Responding to intense international pressure on the issue, at a time of heightened tension with Syria following recent clashes in south Lebanon, the Cabinet decided to call upon the Knesset, or parliament, to strike the Golan Heights bill from the agenda. A preliminary debate had been scheduled for Wednesday.
The opposition Labor Party also voted to oppose the measure. But the sponsors, calling the Cabinet decision an "act of stupidity and cowardice, said they would press the issue by presenting a motion of no-confidence in the government.
It was the second major retrenchment by Prime Minister Menachem Begin's rightist Likud government in recent months when confronted with strong pressure from abroad on an issue involving territory captured by Israel during the 1967 Six-Day War.
In September, Begin seemed to be on the verge of moving his office and staff to new quarters in East Jerusalem -- annexed by Israel in 1967 almost immediately after its capture -- but the plan was shelved indefinitely following stiff objections by the United States and the United Nations.
Cabinet secretary Aryeh Naor told reporters after today's government meeting that formal annexation of the Golan Heights would change nothing in terms of Israel's security on its eastern front and would only encourage foreign condemnation. In any case, Naor stressed, the occupied heights will remain under the control of the Israeli army.
For months, Begin and his ministers had remained silent on their intentions on the Golan Heights bill, which was drafted by Knesset members Geula Cohen and Moshe Shamir of the tiny, ultranationalist Tehyia, or Renaissance, Party.
Opponents of the measure feared a repeat of the adoption of the controversial law perpetuating Jerusalem as Israel's capital. That law was regarded by a majority of Knesset members as an unnecessary provocation, but it breezed through parliament on July 30 because nobody -- including Cabinet ministers -- was willing to take a stand against it. That bill was also sponsored by Cohen.
The U.N. Security Council condemned Israel for adopting the Jerusalem law and the 13 remaining foreign embassies in Jerusalem were moved to Tel Aviv in protest. Most countries, including the United States, maintain their embassies in Tel Aviv as part of a policy that considers the final status of Jerusalem yet to be determined.

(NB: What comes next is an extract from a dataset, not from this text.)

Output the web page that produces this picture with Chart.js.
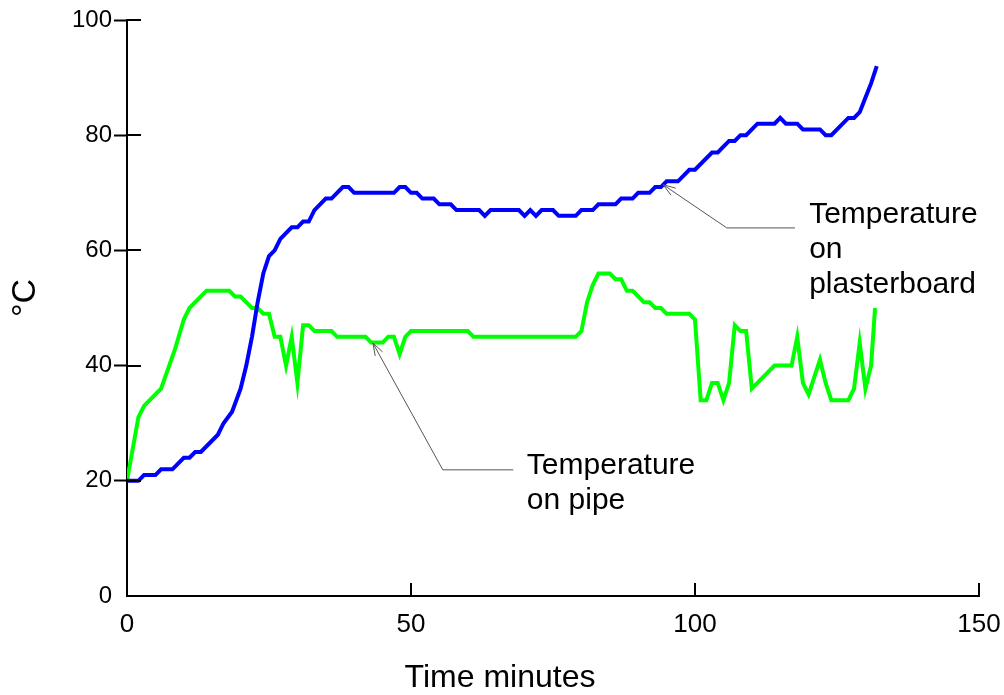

Annexation of the Golan Heights, kin addition to further isolating Israel in the world, would have made Syrian participation in any form of Middle East peace talks almost unthinkable. Moreover, it would throw doubt on Israel's adherence to U.N. Resolution 242 -- the basis of the Camp David peace process -- because the resolution calls on Isral to withdraw from occupied territories.
The demise of the Golan Heights bill followed a pattern of political maneuvers that completely reversed the approach taken during the Jerusalem bill debate.
Like the Jerusalem bill, it was conceived as a bill that a Knesset majority might silently oppose on practical grounds, but would not dare vote against in the face of an overwhelming national consensus for keeping the strategic heights.
A campaign to annex the Golan Heights has been building ever since Israel its Sinai Peninsula settlements for a peace treaty with Egypt. Public opinion polls show that 76 percent of all Israelis support Israeli sovereignty over the Syrian territory.
But as opposition abroad mounted against the annexation bill, the government and the moderate wings of the Knesset appeared mindful of the backlash from the Jerusalem bill. Condemnations of the proposed annexation had already come from the United Nations and as recently as last week U.S. special ambassador Sol Linowitz warned Begin that the United States would "deeply regret" adoption of the measure.
In an unmistakable signal to the Cabinet, Labor Party leader Shimon Peres yesterday told his party that Begin's Likud coalition might be discouraged from supporting the bill if Labor came out solidly against it. Begin appeared to take the hint that responsibility for dooming the bill could be shared by both sides.